**Plotting code records:**
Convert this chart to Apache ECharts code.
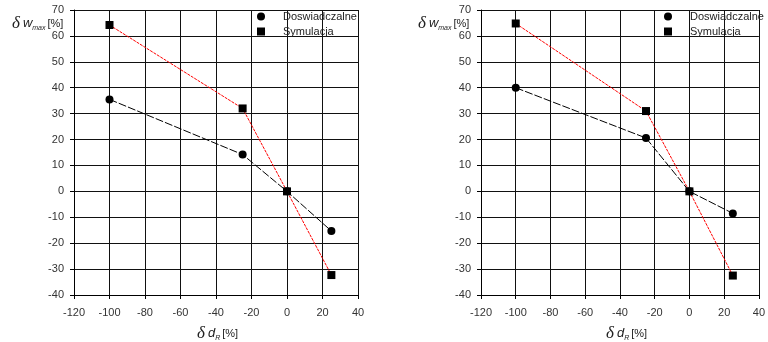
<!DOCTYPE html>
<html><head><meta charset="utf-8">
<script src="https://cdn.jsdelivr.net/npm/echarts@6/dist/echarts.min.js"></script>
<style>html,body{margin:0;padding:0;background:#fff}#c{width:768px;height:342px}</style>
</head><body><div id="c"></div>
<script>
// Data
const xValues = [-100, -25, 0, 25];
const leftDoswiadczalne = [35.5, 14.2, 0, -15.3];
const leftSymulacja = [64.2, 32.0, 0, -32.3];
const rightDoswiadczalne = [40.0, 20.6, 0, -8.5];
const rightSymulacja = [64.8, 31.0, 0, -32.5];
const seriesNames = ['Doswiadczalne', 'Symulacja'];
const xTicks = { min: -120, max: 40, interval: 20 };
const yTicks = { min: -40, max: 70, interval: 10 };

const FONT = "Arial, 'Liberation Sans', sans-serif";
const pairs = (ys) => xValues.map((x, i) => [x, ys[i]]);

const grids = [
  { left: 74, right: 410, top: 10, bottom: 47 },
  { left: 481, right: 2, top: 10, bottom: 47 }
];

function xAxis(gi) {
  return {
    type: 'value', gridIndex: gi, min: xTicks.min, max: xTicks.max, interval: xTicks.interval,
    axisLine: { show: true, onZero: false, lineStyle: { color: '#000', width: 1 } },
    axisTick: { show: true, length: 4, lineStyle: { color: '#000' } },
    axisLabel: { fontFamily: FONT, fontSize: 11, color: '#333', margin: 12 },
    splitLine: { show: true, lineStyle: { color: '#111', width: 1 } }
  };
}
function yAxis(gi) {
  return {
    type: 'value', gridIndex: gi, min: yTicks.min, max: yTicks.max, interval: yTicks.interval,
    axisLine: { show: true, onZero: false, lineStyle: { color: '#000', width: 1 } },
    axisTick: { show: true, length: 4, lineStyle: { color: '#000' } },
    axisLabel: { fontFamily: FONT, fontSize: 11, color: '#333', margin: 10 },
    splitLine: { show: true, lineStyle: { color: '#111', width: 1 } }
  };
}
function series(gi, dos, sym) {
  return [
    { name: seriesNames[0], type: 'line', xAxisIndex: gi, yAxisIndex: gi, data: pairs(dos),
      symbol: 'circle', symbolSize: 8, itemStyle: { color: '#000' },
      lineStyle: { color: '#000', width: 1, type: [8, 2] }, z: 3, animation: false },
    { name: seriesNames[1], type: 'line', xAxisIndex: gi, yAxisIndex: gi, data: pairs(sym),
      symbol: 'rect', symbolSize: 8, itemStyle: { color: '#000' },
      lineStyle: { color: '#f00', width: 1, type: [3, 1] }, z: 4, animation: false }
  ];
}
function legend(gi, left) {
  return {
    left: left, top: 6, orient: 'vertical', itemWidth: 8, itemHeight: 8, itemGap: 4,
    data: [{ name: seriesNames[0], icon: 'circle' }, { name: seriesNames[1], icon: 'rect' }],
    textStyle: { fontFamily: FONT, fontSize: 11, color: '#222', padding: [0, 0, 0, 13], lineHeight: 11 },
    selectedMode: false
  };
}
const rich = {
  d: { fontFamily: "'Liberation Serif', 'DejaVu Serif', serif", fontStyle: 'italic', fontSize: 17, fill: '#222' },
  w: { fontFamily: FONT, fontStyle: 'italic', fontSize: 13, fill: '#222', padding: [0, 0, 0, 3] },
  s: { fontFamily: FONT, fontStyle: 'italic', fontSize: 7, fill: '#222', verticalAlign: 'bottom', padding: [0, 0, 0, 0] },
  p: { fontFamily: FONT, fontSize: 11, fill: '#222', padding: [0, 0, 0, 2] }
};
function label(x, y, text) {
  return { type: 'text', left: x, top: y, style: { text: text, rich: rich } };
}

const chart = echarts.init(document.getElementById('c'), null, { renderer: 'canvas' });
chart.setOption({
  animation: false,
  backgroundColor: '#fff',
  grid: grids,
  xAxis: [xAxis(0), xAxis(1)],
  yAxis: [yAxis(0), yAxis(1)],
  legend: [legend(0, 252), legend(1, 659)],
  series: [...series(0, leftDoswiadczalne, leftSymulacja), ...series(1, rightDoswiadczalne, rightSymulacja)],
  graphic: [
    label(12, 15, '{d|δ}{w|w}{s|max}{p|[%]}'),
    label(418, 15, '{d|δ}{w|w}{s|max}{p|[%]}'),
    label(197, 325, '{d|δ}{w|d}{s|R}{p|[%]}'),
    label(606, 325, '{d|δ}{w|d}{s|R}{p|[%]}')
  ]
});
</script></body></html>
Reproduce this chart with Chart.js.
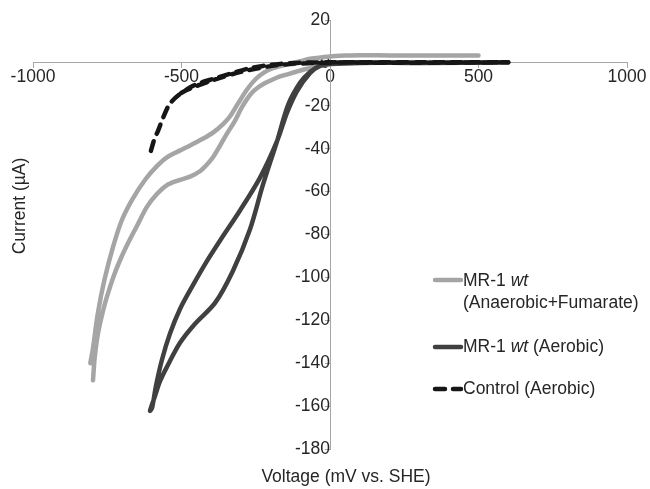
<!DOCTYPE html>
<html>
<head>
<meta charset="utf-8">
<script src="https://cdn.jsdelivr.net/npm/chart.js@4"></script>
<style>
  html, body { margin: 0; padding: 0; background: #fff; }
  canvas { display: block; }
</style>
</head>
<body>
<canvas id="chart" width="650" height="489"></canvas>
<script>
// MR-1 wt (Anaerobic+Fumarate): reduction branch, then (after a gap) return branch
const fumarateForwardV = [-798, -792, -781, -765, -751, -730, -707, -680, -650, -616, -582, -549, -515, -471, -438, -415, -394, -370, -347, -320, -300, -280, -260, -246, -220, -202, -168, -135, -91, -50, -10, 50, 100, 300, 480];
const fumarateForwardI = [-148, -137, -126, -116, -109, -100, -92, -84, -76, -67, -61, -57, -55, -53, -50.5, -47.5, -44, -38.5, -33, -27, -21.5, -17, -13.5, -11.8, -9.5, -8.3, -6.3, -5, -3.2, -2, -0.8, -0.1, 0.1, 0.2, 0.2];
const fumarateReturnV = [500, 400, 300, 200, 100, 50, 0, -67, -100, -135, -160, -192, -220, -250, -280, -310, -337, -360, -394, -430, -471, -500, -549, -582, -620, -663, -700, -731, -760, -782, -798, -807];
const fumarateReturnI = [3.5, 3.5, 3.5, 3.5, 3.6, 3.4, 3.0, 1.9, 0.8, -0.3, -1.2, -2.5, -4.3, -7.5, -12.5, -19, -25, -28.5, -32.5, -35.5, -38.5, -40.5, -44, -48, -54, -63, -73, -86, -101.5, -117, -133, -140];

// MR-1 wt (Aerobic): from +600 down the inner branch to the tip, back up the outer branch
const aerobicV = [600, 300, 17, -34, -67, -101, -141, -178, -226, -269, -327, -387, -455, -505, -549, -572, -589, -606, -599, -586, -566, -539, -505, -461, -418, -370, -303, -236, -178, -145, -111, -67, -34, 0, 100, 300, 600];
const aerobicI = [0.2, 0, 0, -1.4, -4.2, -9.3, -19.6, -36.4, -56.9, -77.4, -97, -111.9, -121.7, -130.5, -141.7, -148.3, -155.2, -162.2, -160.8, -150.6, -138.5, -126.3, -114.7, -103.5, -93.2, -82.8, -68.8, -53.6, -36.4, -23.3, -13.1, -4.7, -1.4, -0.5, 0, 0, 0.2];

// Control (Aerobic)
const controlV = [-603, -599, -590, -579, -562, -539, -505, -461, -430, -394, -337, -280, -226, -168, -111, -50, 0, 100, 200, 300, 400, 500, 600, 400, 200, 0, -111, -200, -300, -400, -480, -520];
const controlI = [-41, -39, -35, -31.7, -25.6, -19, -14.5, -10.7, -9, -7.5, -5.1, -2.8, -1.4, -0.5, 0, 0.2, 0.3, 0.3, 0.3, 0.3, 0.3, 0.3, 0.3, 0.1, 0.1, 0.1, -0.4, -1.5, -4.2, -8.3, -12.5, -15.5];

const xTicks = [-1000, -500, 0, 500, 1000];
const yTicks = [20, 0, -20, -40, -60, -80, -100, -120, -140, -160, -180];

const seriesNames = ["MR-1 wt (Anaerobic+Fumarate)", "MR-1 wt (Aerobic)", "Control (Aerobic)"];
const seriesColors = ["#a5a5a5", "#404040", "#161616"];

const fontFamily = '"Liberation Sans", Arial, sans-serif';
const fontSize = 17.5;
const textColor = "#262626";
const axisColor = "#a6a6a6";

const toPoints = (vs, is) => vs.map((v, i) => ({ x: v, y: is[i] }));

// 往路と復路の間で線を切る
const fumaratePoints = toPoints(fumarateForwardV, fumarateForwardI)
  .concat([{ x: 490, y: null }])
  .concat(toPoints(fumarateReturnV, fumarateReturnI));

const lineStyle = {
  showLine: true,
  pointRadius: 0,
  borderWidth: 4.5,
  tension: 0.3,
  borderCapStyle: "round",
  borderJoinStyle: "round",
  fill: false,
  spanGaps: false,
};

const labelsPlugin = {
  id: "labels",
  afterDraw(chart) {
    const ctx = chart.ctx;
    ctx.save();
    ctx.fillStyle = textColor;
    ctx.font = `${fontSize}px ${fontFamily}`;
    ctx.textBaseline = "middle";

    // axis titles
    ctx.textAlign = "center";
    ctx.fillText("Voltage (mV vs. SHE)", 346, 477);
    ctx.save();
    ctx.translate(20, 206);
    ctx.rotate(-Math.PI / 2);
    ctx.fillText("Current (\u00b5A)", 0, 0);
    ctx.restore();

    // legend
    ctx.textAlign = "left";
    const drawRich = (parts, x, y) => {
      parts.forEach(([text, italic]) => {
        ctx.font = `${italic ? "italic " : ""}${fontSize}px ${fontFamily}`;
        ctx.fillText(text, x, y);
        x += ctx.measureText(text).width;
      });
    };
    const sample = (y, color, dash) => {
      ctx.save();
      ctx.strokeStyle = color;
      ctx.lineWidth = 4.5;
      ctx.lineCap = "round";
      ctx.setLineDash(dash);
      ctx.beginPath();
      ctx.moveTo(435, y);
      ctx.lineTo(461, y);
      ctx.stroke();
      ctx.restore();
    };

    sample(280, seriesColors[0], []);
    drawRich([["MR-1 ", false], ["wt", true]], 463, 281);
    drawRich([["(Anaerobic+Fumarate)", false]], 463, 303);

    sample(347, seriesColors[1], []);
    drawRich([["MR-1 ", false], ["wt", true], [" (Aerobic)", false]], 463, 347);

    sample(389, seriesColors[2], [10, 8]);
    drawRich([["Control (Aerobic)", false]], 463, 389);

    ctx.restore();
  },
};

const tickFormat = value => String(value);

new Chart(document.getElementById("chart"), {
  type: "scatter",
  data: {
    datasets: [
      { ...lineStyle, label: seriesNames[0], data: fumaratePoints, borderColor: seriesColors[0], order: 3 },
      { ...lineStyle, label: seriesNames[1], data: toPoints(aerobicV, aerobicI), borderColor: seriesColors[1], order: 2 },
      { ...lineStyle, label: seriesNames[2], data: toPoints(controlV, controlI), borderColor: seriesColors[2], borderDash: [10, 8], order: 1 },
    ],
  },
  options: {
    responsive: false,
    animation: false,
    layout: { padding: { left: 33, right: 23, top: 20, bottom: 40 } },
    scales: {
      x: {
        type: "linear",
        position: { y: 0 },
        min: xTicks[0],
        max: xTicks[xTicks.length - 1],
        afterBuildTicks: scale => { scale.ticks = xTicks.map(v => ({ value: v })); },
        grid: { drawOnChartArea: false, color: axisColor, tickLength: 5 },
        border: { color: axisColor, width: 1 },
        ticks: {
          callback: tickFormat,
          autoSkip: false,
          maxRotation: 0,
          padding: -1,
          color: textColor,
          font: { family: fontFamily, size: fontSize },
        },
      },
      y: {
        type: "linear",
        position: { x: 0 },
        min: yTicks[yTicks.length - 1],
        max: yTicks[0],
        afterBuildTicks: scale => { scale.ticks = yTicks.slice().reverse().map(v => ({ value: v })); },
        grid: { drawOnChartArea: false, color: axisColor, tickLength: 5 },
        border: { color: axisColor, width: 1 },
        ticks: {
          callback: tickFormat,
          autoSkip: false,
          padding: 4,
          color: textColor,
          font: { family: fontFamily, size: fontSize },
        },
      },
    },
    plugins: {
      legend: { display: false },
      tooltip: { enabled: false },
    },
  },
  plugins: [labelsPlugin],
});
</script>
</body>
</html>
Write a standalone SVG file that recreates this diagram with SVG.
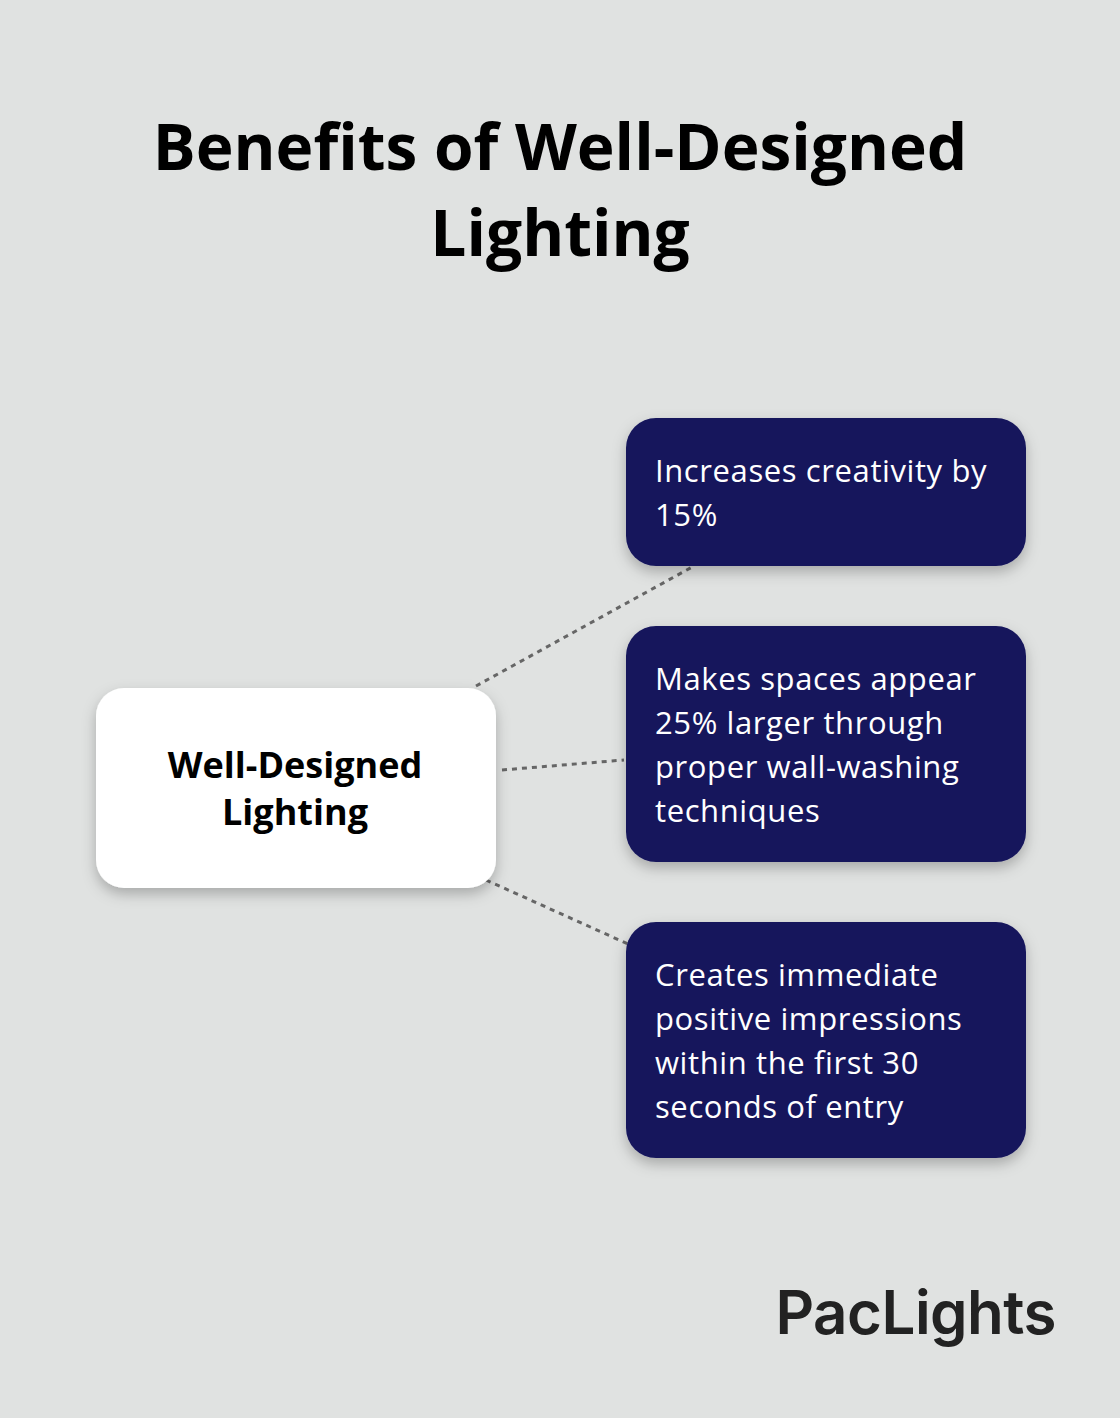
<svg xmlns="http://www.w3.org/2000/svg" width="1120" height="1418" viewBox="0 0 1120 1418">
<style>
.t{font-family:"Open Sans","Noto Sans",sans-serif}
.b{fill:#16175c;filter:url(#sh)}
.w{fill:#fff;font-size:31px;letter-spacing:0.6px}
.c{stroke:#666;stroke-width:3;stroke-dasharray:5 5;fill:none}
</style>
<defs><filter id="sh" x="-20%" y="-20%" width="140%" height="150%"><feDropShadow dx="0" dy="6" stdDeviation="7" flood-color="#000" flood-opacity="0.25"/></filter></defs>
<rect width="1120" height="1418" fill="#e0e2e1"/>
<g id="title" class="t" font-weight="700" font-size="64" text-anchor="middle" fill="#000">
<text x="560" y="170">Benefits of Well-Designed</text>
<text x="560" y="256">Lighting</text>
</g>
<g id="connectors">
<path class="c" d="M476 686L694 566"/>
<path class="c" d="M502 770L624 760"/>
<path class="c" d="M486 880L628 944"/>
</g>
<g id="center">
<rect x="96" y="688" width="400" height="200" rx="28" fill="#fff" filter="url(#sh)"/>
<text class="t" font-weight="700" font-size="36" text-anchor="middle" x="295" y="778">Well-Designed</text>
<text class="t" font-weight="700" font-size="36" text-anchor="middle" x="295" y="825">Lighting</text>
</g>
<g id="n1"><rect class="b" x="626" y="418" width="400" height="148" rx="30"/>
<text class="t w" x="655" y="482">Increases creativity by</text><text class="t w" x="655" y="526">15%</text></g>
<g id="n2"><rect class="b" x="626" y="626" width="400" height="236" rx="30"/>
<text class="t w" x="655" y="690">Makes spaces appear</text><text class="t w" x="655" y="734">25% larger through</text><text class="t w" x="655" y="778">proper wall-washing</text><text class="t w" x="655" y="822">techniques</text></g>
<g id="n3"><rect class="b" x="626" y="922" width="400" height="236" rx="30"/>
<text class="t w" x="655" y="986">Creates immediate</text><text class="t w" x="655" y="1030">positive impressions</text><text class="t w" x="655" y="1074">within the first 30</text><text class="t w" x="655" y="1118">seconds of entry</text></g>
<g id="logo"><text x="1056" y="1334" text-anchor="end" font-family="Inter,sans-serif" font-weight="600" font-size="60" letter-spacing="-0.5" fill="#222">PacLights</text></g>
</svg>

**Required work:** Select the lines that carry the string "this" and copy them.

**Solution:**
Convert this chart to Apache ECharts code.
Reproduce this chart with Chart.js.
Write a standalone SVG file that recreates this diagram with SVG.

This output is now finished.